Important: Replies are informational personalised guidance based on the details you provide and publicly available information. They are not formal legal, architectural, surveying or council advice. Site-specific or borderline cases may still need checking with the local authority or a qualified specialist before drawings, applications or contractor spend move ahead.

Your enquiry details are used to respond to your request. Anonymised themes may be used to improve guides, tools, FAQs and site content. Identifiable case details are not published without permission, and sending an enquiry does not sign you up to marketing emails.
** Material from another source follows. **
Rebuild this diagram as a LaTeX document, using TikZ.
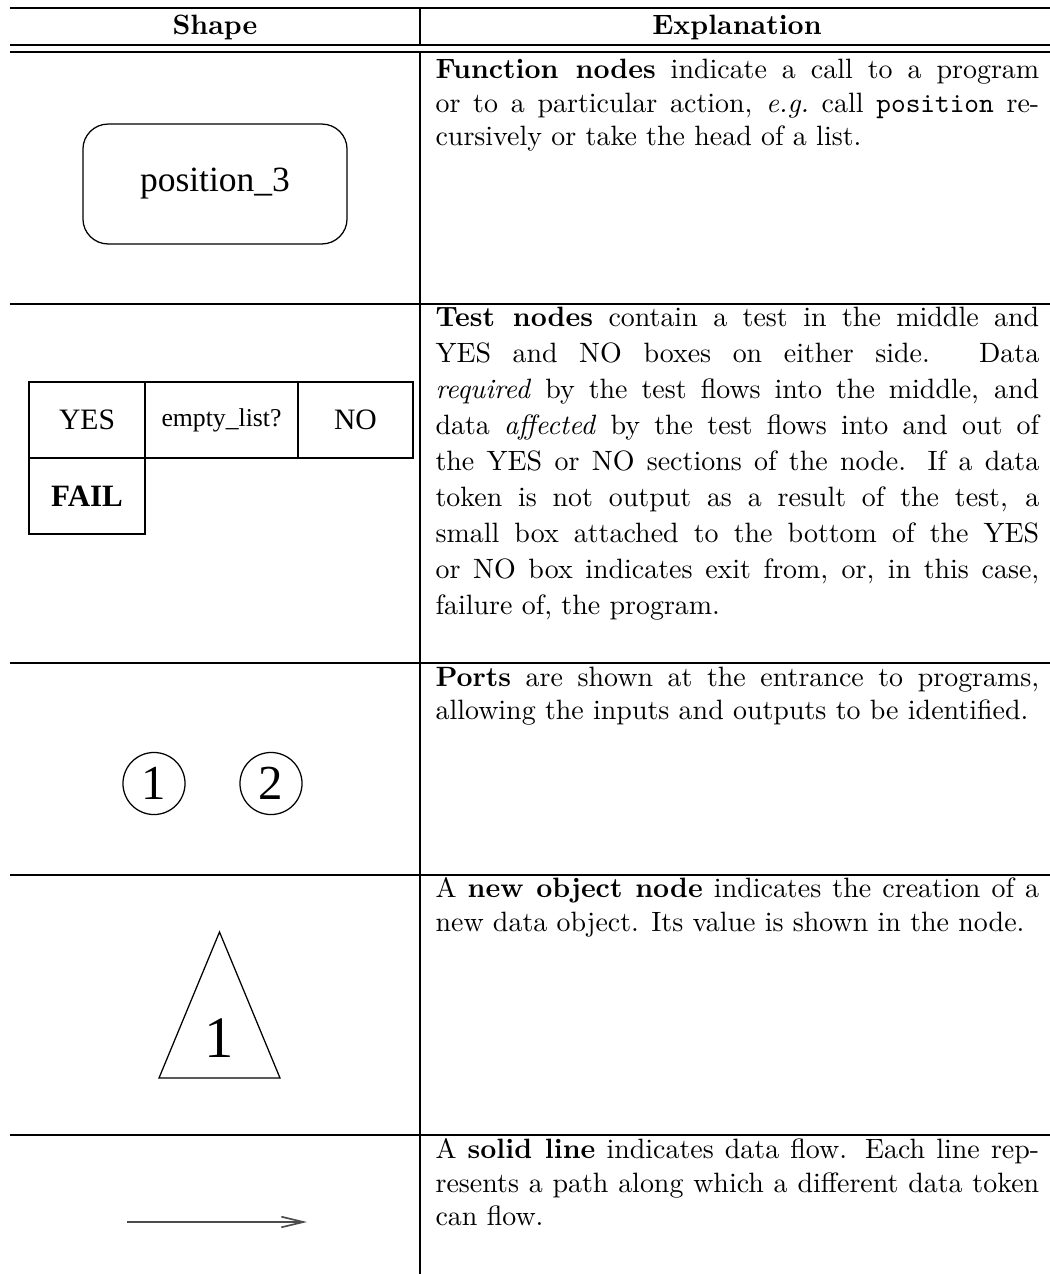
\documentclass[tikz,border=0pt]{standalone}
\usepackage{fontspec}
\newfontfamily\figfont{Liberation Serif}
\usetikzlibrary{arrows.meta}
\tolerance=10000
\hbadness=10000
\begin{document}
\begin{tikzpicture}[x=0.3578pt,y=-0.3578pt,
  tablerule/.style={line width=1pt},
  headtext/.style={anchor=base,inner sep=0pt,font=\bfseries},
  explain/.style={anchor=base west,inner sep=0pt,text width=216pt,align=justify,
    font=\fontsize{10pt}{12pt}\selectfont},
  shapeline/.style={draw,line width=0.45pt,inner sep=0pt},
  testcell/.style={shapeline,rectangle,minimum height=27.2pt},
  port/.style={shapeline,circle,minimum size=22.2pt,font=\figfont\fontsize{17.5pt}{20pt}\selectfont},
  flow/.style={draw=black!70,line width=0.6pt,-{Straight Barb[length=7.9pt,width=3.8pt]}}]
\useasboundingbox (0,0) rectangle (1050,1274);

% table rules
\foreach \y in {8,45,52,304,663,875,1135}
  \draw[tablerule] (10,\y) -- (1050,\y);
\draw[tablerule] (420,8) -- (420,45);
\draw[tablerule] (420,52) -- (420,1274);

% header
\node[headtext] (hshape) at (215,34) {Shape};
\node[headtext] (hexpl) at (737,34) {Explanation};

% function node
\node[shapeline,rounded corners=9pt,minimum width=94.5pt,minimum height=42.9pt,
  font=\figfont\fontsize{12.7pt}{15pt}\selectfont] (fn) at (215,184) {position\_3};
\node[explain] (t1) at (435,78.5) {\textbf{Function nodes} indicate a call to a program\linebreak
  or to a particular action, \textit{e.g.}\ call \texttt{position} re-\linebreak
  cursively or take the head of a list.};

% test node
\node[testcell,minimum width=41.5pt,font=\figfont\fontsize{10.6pt}{13pt}\selectfont] (yes) at (87,420) {YES};
\node[testcell,minimum width=54.7pt,font=\figfont\fontsize{9.2pt}{11pt}\selectfont] (test) at (221.5,420) {empty\_list?};
\node[testcell,minimum width=41.1pt,font=\figfont\fontsize{10.6pt}{13pt}\selectfont] (no) at (355.5,420) {NO};
\node[testcell,minimum width=41.5pt,font=\figfont\bfseries\fontsize{11.1pt}{13pt}\selectfont] (fail) at (87,496) {FAIL};
\node[explain,font=\fontsize{10pt}{12.9pt}\selectfont] (t2) at (435,326) {\textbf{Test nodes} contain a test in the middle and\linebreak
  YES and NO boxes on either side. Data\linebreak
  \textit{required} by the test flows into the middle, and\linebreak
  data \textit{affected} by the test flows into and out of\linebreak
  the YES or NO sections of the node. If a data\linebreak
  token is not output as a result of the test, a\linebreak
  small box attached to the bottom of the YES\linebreak
  or NO box indicates exit from, or, in this case,\linebreak
  failure of, the program.};

% ports
\node[port] (p1) at (154,783.5) {1};
\node[port] (p2) at (271,783.5) {2};
\node[explain] (t3) at (435,686) {\textbf{Ports} are shown at the entrance to programs,\linebreak
  allowing the inputs and outputs to be identified.};

% new object node
\coordinate (triL) at (159,1078);
\coordinate (triR) at (280,1078);
\coordinate (triT) at (219.5,932);
\draw[line width=0.45pt,line join=miter] (triL) -- (triR) -- (triT) -- cycle;
\node[inner sep=0pt,font=\figfont\fontsize{21pt}{24pt}\selectfont] (obj) at (219.5,1038) {1};
\node[explain] (t4) at (435,897.5) {A \textbf{new object node} indicates the creation of a\linebreak
  new data object. Its value is shown in the node.};

% data flow line
\coordinate (fa) at (127,1222);
\coordinate (fb) at (307,1222);
\draw[flow] (fa) -- (fb);
\node[explain] (t5) at (435,1158.5) {A \textbf{solid line} indicates data flow. Each line rep-\linebreak
  resents a path along which a different data token\linebreak
  can flow.};
\end{tikzpicture}
\end{document}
Privacy notice.

Trust and caveats

How To Use This Local Guide Responsibly

What this page is for

This page starts with the English planning system baseline, then adds the local checks most likely to matter in Reading.

What it does not replace

It does not replace the council record, a lawful development certificate, pre-application advice or professional input where the route is tight, sensitive or financially important.

How the guidance is built

The guide is built from the national route first, then layered with local restriction signals, planning-history cautions and page-specific tripwires such as scale, siting, neighbour effect, heritage controls and previous additions.

When to stop relying on broad guidance

Stop relying on the broad answer once the project is close to a limit, depends on heritage or Article 4 assumptions, or would be expensive to revisit after drawings or works begin.

Safest formal next step

Use a lawful development certificate when the scheme appears lawful but certainty matters. Use pre-application advice when local judgement, design sensitivity or policy pressure is doing too much work to leave on assumption.